INSTRUCTION »
Among the entries below, which lines run from the line with "Output the Python" through the line with "plt.rcParams['mathtext.rm'] = 'Liberation"? Retype those, both ends included, exactly and without pictures.

RECORDS FOR THIS TASK »

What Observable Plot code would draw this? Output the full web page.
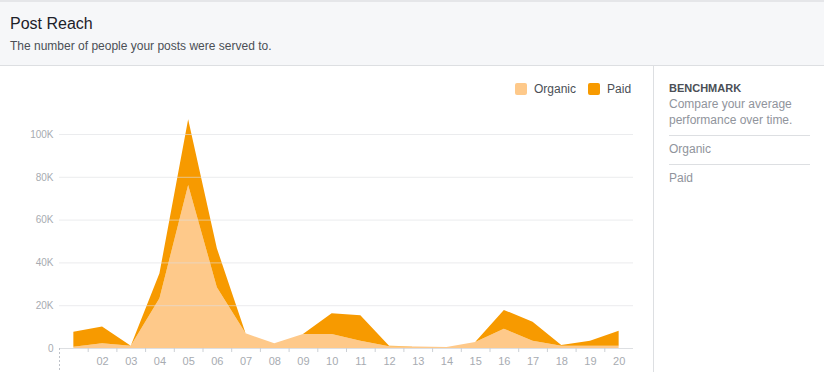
--
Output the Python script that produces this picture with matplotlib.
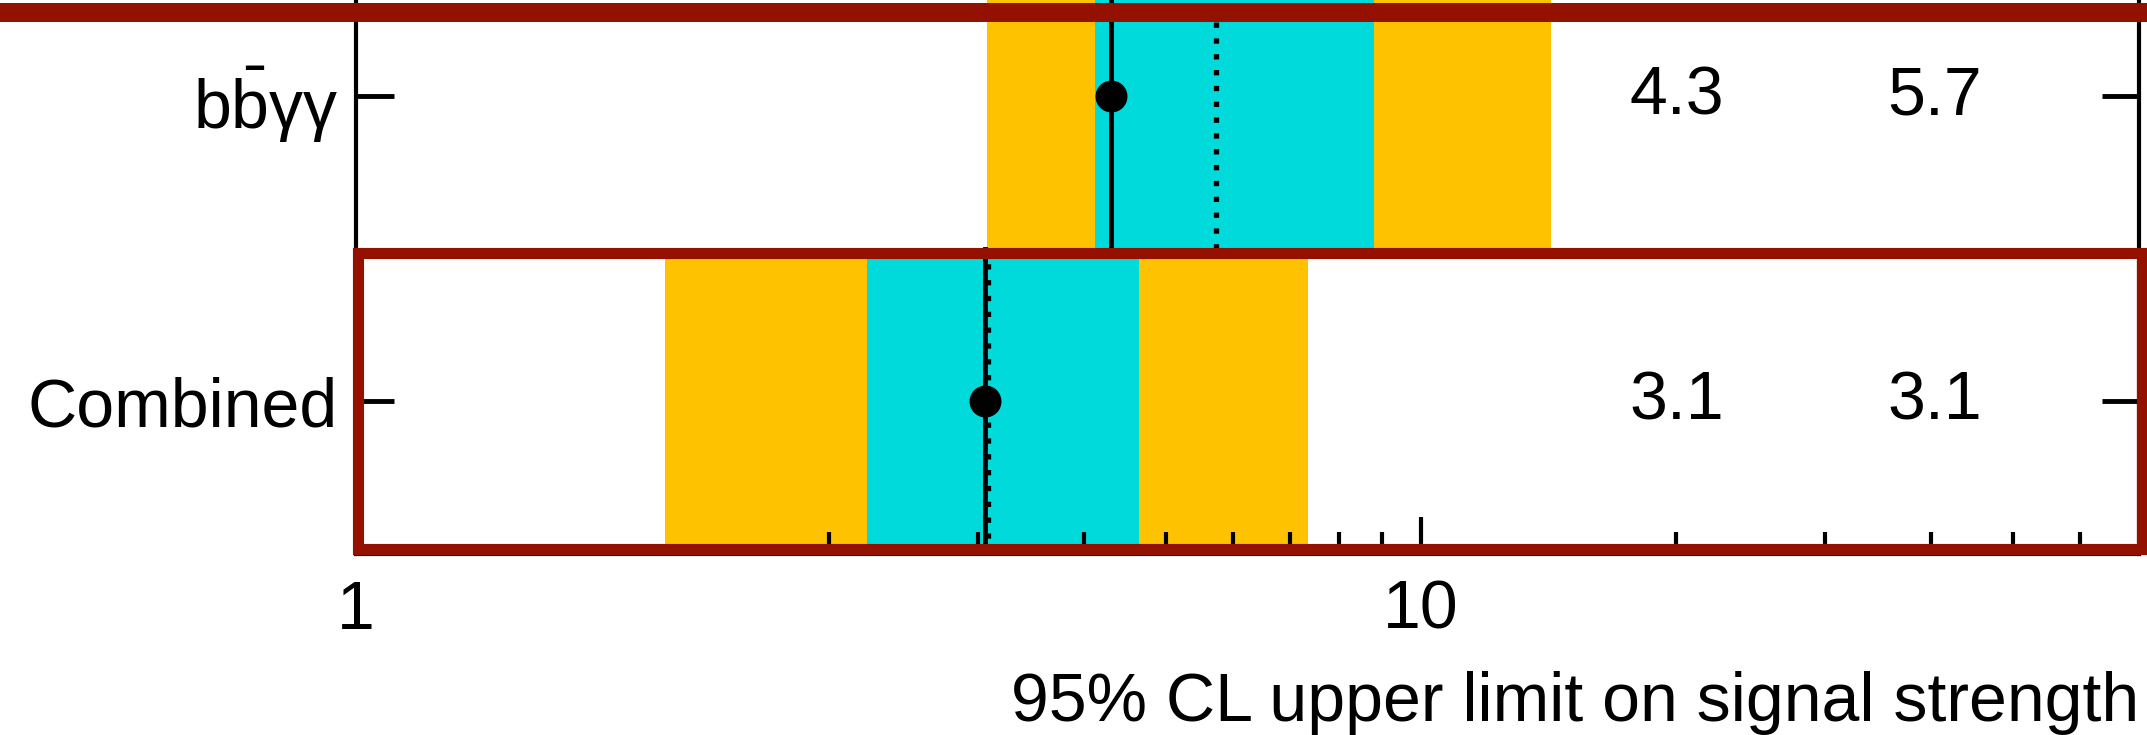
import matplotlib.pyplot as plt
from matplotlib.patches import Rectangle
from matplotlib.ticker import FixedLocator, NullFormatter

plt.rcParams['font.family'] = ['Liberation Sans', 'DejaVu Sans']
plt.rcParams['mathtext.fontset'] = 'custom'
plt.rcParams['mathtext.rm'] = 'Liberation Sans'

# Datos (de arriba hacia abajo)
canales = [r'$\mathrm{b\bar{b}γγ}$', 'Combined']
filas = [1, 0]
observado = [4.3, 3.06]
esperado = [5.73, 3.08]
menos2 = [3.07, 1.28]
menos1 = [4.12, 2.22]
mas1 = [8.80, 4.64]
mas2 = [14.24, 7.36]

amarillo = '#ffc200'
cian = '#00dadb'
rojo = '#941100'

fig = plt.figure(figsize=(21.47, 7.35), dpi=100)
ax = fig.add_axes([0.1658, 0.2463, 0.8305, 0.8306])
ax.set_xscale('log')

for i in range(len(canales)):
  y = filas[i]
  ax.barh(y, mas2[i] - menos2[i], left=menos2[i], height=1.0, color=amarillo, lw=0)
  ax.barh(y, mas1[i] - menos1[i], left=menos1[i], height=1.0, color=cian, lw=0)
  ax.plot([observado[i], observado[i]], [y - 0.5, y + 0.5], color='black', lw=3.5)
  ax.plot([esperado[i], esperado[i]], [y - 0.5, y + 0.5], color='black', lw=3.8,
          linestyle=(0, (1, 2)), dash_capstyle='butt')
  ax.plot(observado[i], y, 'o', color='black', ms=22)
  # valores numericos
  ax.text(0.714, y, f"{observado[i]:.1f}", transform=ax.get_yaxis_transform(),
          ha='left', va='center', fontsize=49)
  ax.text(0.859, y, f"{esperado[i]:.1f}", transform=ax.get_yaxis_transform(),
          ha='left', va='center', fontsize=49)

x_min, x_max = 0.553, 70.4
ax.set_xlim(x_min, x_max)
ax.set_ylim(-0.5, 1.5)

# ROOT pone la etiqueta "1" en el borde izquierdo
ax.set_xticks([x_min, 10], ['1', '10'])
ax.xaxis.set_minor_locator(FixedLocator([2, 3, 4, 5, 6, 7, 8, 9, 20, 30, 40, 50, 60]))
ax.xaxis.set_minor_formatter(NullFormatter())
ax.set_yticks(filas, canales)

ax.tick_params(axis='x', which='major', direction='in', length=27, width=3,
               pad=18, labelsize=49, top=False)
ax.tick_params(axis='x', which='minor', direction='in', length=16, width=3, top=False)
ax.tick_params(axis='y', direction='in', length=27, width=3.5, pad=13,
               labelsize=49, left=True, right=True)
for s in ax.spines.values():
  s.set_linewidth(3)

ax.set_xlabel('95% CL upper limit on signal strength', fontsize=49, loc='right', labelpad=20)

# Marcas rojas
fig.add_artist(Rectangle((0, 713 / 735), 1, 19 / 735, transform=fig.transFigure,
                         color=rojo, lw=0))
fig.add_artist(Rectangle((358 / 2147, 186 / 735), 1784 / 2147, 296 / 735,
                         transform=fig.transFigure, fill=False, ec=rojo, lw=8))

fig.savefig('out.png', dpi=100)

ANSWER TO THIS EXERCISE »
Output the Python script that produces this picture with matplotlib.
import matplotlib.pyplot as plt
from matplotlib.patches import Rectangle
from matplotlib.ticker import FixedLocator, NullFormatter

plt.rcParams['font.family'] = ['Liberation Sans', 'DejaVu Sans']
plt.rcParams['mathtext.fontset'] = 'custom'
plt.rcParams['mathtext.rm'] = 'Liberation Sans'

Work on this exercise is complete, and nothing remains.